Table of Contents
Author(s)
Share this Publication
- Print This Publication
- Cite This Publication Copy Citation
Mark Finley, “The Art of the Deal…in Arabic” (Houston: Rice University’s Baker Institute for Public Policy, June 7, 2022).
The Saudi leadership drives a hard bargain. They have won a major concession from the U.S. while making a largely symbolic change in oil policy — and kept Russia on board with the plan. Consumers (and politicians) hoping for relief from rising prices at the pump are likely to be disappointed.
On Thursday, the OPEC+ group agreed (in another 15-minute meeting) to accelerate planned production increases, responding to consumer anxiety over soaring fuel prices. Interestingly, this decision appears to have been supported by Russia, despite sanctions that have created major difficulties in marketing the country’s oil exports.
Under the terms of a deal reached last year, the group had originally planned to increase output by a bit over 400,000 b/d in each of July, August and September — at which point the large COVID-related production cuts made in 2020 would have been fully reversed after nearly two-and-a-half years. Yesterday’s agreement condenses the plan into increases of about 650,000 b/d in July & August, so the group reaches the production total originally planned for September a month early (see table).
The change in policy comes after months of refusing to alter the production plan despite appeals from President Biden and other leaders of oil-consuming countries, refusals which had prompted the U.S. and its IEA allies to begin large releases of strategic stocks to limit price pressures.
The OPEC statement after the meeting explained the acceleration as driven by expectations of reopening from lockdowns in “major global economic centers” (i.e., China) and increased refinery demand for crude following seasonal refinery maintenance. The group concluded by noting their commitment to “stable and balanced markets for both crude oil and refined products.”

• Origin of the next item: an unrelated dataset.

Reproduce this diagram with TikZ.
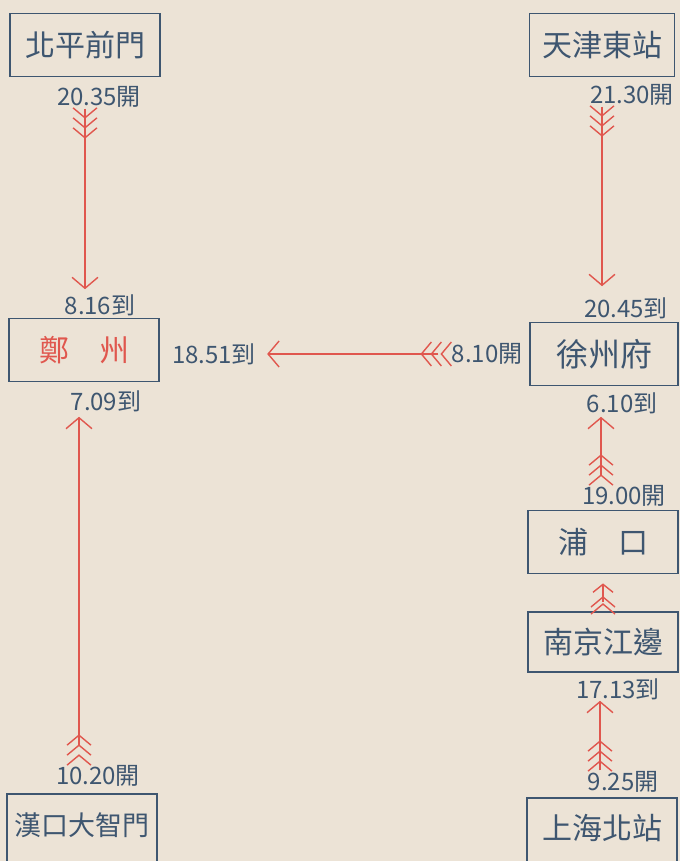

The White House welcomed the decision, and also applauded the Saudi role in a ceasefire in Yemen. Later in the day, word circulated that President Biden, after vowing to make Saudi Arabia a ‘pariah’ for the Khashoggi murder and refusing to speak with Saudi Crown Prince Muhammad bin Salman, would visit the Kingdom later this month. (Friday evening the White House said the trip would take place next month.) This certainly gives the appearance that the two developments are connected.
It looks like a good deal for the Saudis. In return for a visit from the President, Saudi Arabia forged an OPEC+ change that will — on paper — add just over 200,000 b/d of crude oil supply in July and 400,000 in August. The cumulative increase would add about 20 million barrels to the global oil market during July and August. To put that in context, the cumulative supply added over two months would cover world oil demand for roughly five hours. Alternatively, it would be equivalent to one-third of what the U.S. will add over that period based on planned releases from its strategic stockpile.
Of that cumulative 20 million barrels, roughly five million would come from Saudi Arabia based on the Kingdom’s share of the group’s production target — adding less than half a day’s worth of current production in total over the next two months beyond what had previously been planned.
And in reality, there may not be much more: OPEC+ has been dramatically under-producing relative to official targets. In April (the most recent month for which we have data), the group missed its overall production target by over 2.5 million b/d. Roughly half of the “miss” was due to the drop in Russian production, but beyond that many members already lack capacity to add new supply. Nigeria, Angola, Kazakhstan, Malaysia and Azerbaijan have all consistently missed their production targets in recent months. Given the group’s recent overall performance and assessments of likely remaining spare capacity being concentrated in the OPEC Gulf producers (GCC-3 plus Iraq), it is reasonable to expect perhaps half of the promised production increase to materialize—i.e., perhaps 10 million barrels in aggregate over July and August compared with what had previously been planned. That would be equivalent to an increase of just 150,000 b/d from OPEC+ in a global marketplace of 100 million b/d.
Some reports argue that this marks the start of a new, post-Russian OPEC+ arrangement, and a thawing of Saudi-U.S. relations. In theory, Saudi Arabia and the other Gulf producers with spare capacity could increase output beyond their targets to make up for shortfalls elsewhere. But they have consistently refused to choose this path in recent months, and since last week’s meeting there has been no public statement to lend credence to this speculation. The fact that Russia agreed to the change in OPEC+ policy (which was announced a day after Foreign Minister Lavrov visited Riyadh), also suggests that such a dramatic break is wishful thinking for now.
The announcement does not appear to have shaken bullish market views: After falling early in the day on news that OPEC+ would raise production, Brent prices closed slightly higher the day of the meeting, and have risen further since then (currently $120 per barrel). AAA reports that U.S. national average retail prices for gasoline and diesel fuel both hit (nominal) records today (June 6), at $4.87/gal and $5.65/gal, respectively.